Territoire et ressources font donc partie du même dessein. D’où l’intérêt, fort d’un arsenal juridique suffisant, d’une vaste offensive juridique contre l’exploitation commerciale et unilatérale des ressources hydrauliques, forestières et, par mesure de prévention, minières. Ainsi, en plus des poursuites menées en 2005 contre une trentaine de compagnies forestières et les gouvernements du Québec et du Canada quant à l’exploitation de la forêt boréale et la menace pesant sur la biodiversité de l’île René-Levasseur, le chef Picard s’est lancé dans une nouvelle série de poursuites en 2006. D’abord en février, contre 2 800 titres d’exploration minière. Puis en juin, contre 50 ans de développement hydroélectrique privé et public pour quelques 11 milliards $. À ce jour, 15 milliards $ sont exigés dans cette offensive. Est-ce exagéré ?
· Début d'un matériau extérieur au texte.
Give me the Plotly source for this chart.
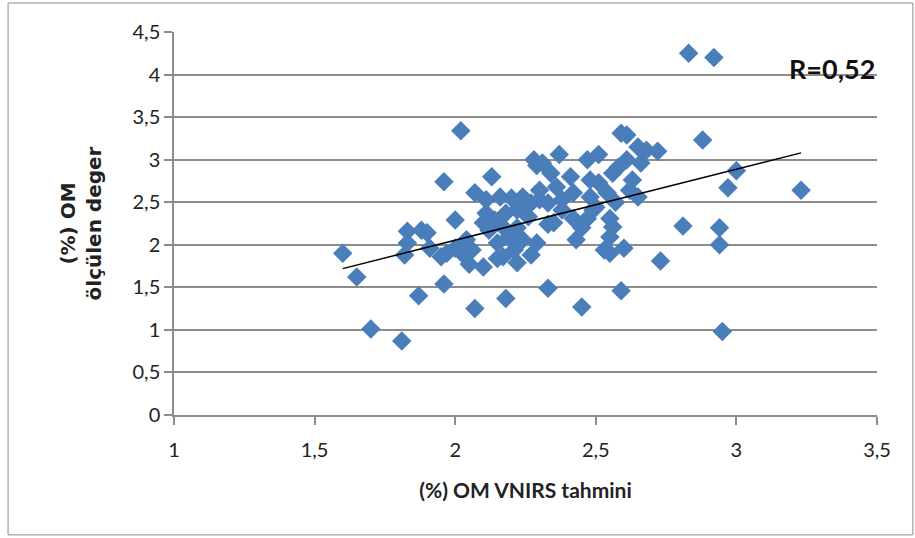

« Ça peut paraître démesuré, explique Pierre Trudel. Mais lorsqu’on regarde ce qui s’est passé il y a quelques années avec les Cris, c’est dans la normalité des choses! Les Cris revendiquaient $5 milliards, strictement reliés au non-respect de la CBJNQ et c’est ce qui a obligé le gouvernement québécois à négocier la Paix des Braves, en 2002. Mais les Cris avaient déjà été indemnisés auparavant, avaient déjà signé un traité avec le gouvernement du Québec », qui ne respectait toutefois pas leur droit de consultation et les promesses de développement économique conformément à l’article 28 de la CBJNQ. « Ils ont poursuivi et obtenu 5 milliards $ sur 50 ans. Les Innus, quant à eux, revendiquent des indemnisations plus considérables parce qu’il y a eu plus de barrages hydroélectriques et de développement forestier depuis plus longtemps sur leur territoire ».

Jusqu’ici, le gouvernement libéral a témoigné de peu de volonté politique dans le dossier du traité innu. Mais à la veille d’élections, un gouvernement serait bien aise de conclure une entente historique. Aussi le gouvernement Charest a confié à son nouveau négociateur en chef, L.Yves Fortier, le mandat de conclure une entente pour le début 2007.